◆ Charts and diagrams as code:
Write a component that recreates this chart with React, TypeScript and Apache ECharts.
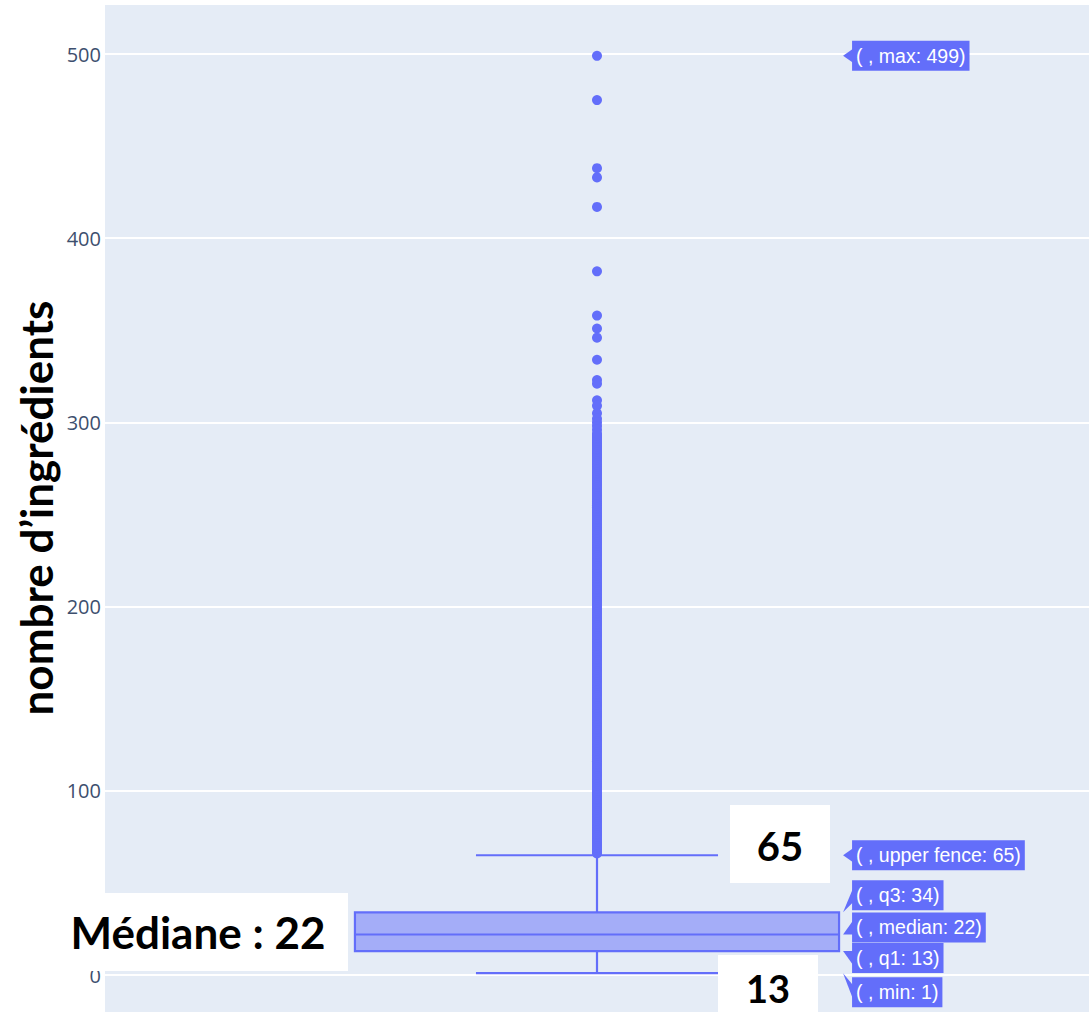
import React, { useEffect, useRef } from "react";
import * as echarts from "echarts";

const categories = [""];
const yTicks = [0, 100, 200, 300, 400, 500];
const boxMin = 1;
const boxQ1 = 13;
const boxMedian = 22;
const boxQ3 = 34;
const boxUpperFence = 65;
const boxMax = 499;

const outliersSparse = [499, 475, 438, 433, 417, 382, 358, 351, 346, 334, 323, 321, 312, 309, 305, 302, 300, 298, 296];
const outliersDense = [
  66, 67, 68, 69, 70, 71, 72, 73, 74, 75, 76, 77, 78, 79, 80, 81, 82, 83, 84, 85,
  86, 87, 88, 89, 90, 91, 92, 93, 94, 95, 96, 97, 98, 99, 100, 101, 102, 103, 104, 105,
  106, 107, 108, 109, 110, 111, 112, 113, 114, 115, 116, 117, 118, 119, 120, 121, 122, 123, 124, 125,
  126, 127, 128, 129, 130, 131, 132, 133, 134, 135, 136, 137, 138, 139, 140, 141, 142, 143, 144, 145,
  146, 147, 148, 149, 150, 151, 152, 153, 154, 155, 156, 157, 158, 159, 160, 161, 162, 163, 164, 165,
  166, 167, 168, 169, 170, 171, 172, 173, 174, 175, 176, 177, 178, 179, 180, 181, 182, 183, 184, 185,
  186, 187, 188, 189, 190, 191, 192, 193, 194, 195, 196, 197, 198, 199, 200, 201, 202, 203, 204, 205,
  206, 207, 208, 209, 210, 211, 212, 213, 214, 215, 216, 217, 218, 219, 220, 221, 222, 223, 224, 225,
  226, 227, 228, 229, 230, 231, 232, 233, 234, 235, 236, 237, 238, 239, 240, 241, 242, 243, 244, 245,
  246, 247, 248, 249, 250, 251, 252, 253, 254, 255, 256, 257, 258, 259, 260, 261, 262, 263, 264, 265,
  266, 267, 268, 269, 270, 271, 272, 273, 274, 275, 276, 277, 278, 279, 280, 281, 282, 283, 284, 285,
  286, 287, 288, 289, 290, 291, 292, 293, 294,
];

const hoverNames = ["max", "upper fence", "q3", "median", "q1", "min"];
const hoverValues = [boxMax, boxUpperFence, boxQ3, boxMedian, boxQ1, boxMin];
const hoverShift = [0, 0, -17, -7, 7, 19];

const yAxisTitle = "nombre d’ingrédients";
const calloutMedian = "Médiane : 22";
const calloutUpper = "65";
const calloutLower = "13";

const W = 1089;
const H = 1012;
const GRID_LEFT = 105;
const GRID_RIGHT = 0;
const GRID_TOP = 54;
const GRID_BOTTOM = 37;
const BLUE = "#636EFA";
const BOX_FRAC = 0.246;

export default function App() {
  const ref = useRef<HTMLDivElement>(null);
  useEffect(() => {
    if (!ref.current) return;
    const chart = echarts.init(ref.current, null, { renderer: "svg" });
    const option: any = {
      animation: false,
      backgroundColor: "#ffffff",
      grid: { left: GRID_LEFT, right: GRID_RIGHT, top: GRID_TOP, bottom: GRID_BOTTOM, containLabel: false },
      xAxis: {
        type: "category",
        data: categories,
        boundaryGap: true,
        axisLine: { show: false },
        axisTick: { show: false },
        axisLabel: { show: false },
        splitLine: { show: false },
      },
      yAxis: {
        type: "value",
        min: yTicks[0],
        max: yTicks[yTicks.length - 1],
        interval: 100,
        axisLine: { show: false },
        axisTick: { show: false },
        axisLabel: {
          margin: 4,
          fontFamily: "'Open Sans', sans-serif",
          fontSize: 20,
          color: "#3d4f6e",
        },
        splitLine: { show: true, lineStyle: { color: "#ffffff", width: 2 } },
      },
      series: [
        {
          type: "custom",
          data: [[0, boxMin, boxQ1, boxMedian, boxQ3, boxUpperFence]],
          encode: { x: 0, y: [1, 2, 3, 4, 5] },
          z: 3,
          renderItem: (params: any, api: any) => {
            const xv = api.value(0);
            const band = api.size([1, 0])[0];
            const half = band * BOX_FRAC;
            const cap = half / 2;
            const cx = api.coord([xv, api.value(3)])[0];
            const yMin = api.coord([xv, api.value(1)])[1];
            const yQ1 = api.coord([xv, api.value(2)])[1];
            const yMed = api.coord([xv, api.value(3)])[1];
            const yQ3 = api.coord([xv, api.value(4)])[1];
            const yUF = api.coord([xv, api.value(5)])[1];
            const ls = { stroke: BLUE, lineWidth: 2.2 };
            return {
              type: "group",
              children: [
                { type: "line", shape: { x1: cx, y1: yQ3, x2: cx, y2: yUF }, style: ls },
                { type: "line", shape: { x1: cx - cap, y1: yUF, x2: cx + cap, y2: yUF }, style: ls },
                { type: "line", shape: { x1: cx, y1: yQ1, x2: cx, y2: yMin }, style: ls },
                { type: "line", shape: { x1: cx - cap, y1: yMin, x2: cx + cap, y2: yMin }, style: ls },
                {
                  type: "rect",
                  shape: { x: cx - half, y: yQ3, width: half * 2, height: yQ1 - yQ3 },
                  style: { fill: "rgba(99,110,250,0.5)", stroke: BLUE, lineWidth: 2.2 },
                },
                { type: "line", shape: { x1: cx - half, y1: yMed, x2: cx + half, y2: yMed }, style: ls },
              ],
            };
          },
        },
        {
          type: "scatter",
          data: [...outliersSparse, ...outliersDense].map((v) => [0, v]),
          symbolSize: 10,
          itemStyle: { color: BLUE, opacity: 1 },
          z: 4,
        },
      ],
    };
    chart.setOption(option);

    const plotW = W - GRID_LEFT - GRID_RIGHT;
    const center = chart.convertToPixel({ gridIndex: 0 } as any, [0, 0]) as number[];
    const cx = center[0];
    const tipX = cx + plotW * BOX_FRAC + 4;
    const labelX = tipX + 9;

    const graphics: any[] = [
      {
        type: "rect",
        z: -100,
        silent: true,
        shape: { x: GRID_LEFT, y: 5, width: plotW, height: H - 5 },
        style: { fill: "#E5ECF6" },
      },
    ];

    hoverValues.forEach((v, i) => {
      const py = (chart.convertToPixel({ gridIndex: 0 } as any, [0, v]) as number[])[1];
      const ly = py + hoverShift[i];
      graphics.push({
        type: "polygon",
        z: 50,
        shape: {
          points: [
            [tipX, py],
            [labelX + 1, ly - 7],
            [labelX + 1, ly + 7],
          ],
        },
        style: { fill: BLUE },
      });
      graphics.push({
        type: "text",
        z: 51,
        x: labelX,
        y: ly,
        style: {
          text: `( , ${hoverNames[i]}: ${v})`,
          fill: "#ffffff",
          font: "19.5px 'Liberation Sans', Arial, sans-serif",
          verticalAlign: "middle",
          align: "left",
          backgroundColor: BLUE,
          padding: [4, 4, 4, 4],
          lineHeight: 22,
        },
      });
    });

    graphics.push(
      {
        type: "text",
        z: 60,
        x: 36,
        y: 508,
        rotation: Math.PI / 2,
        style: {
          text: yAxisTitle,
          fill: "#000000",
          font: "bold 44px Lato, sans-serif",
          align: "center",
          verticalAlign: "middle",
        },
      },
      { type: "rect", z: 70, shape: { x: 0, y: 893, width: 348, height: 78 }, style: { fill: "#ffffff" } },
      {
        type: "text",
        z: 71,
        x: 198,
        y: 932,
        style: { text: calloutMedian, fill: "#000", font: "bold 44px Lato, sans-serif", align: "center", verticalAlign: "middle" },
      },
      { type: "rect", z: 70, shape: { x: 730, y: 805, width: 100, height: 78 }, style: { fill: "#ffffff" } },
      {
        type: "text",
        z: 71,
        x: 780,
        y: 846,
        style: { text: calloutUpper, fill: "#000", font: "bold 40px Lato, sans-serif", align: "center", verticalAlign: "middle" },
      },
      { type: "rect", z: 70, shape: { x: 718, y: 955, width: 100, height: 57 }, style: { fill: "#ffffff" } },
      {
        type: "text",
        z: 71,
        x: 768,
        y: 988,
        style: {
          text: calloutLower,
          fill: "#000",
          font: "bold 38px Lato, sans-serif",
          align: "center",
          verticalAlign: "middle",
        },
      }
    );

    chart.setOption({ graphic: graphics });
    return () => chart.dispose();
  }, []);

  return (
    <div
      ref={ref}
      style={{ position: "absolute", left: 0, top: 0, width: W, height: H }}
    />
  );
}
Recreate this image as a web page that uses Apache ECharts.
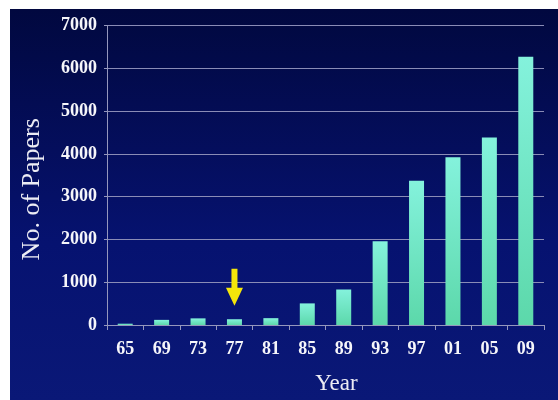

◆ Instructions for the task:
In the records above, how many lines include "React"? Give that number and nothing more.

◆ Reply to the exercise:
2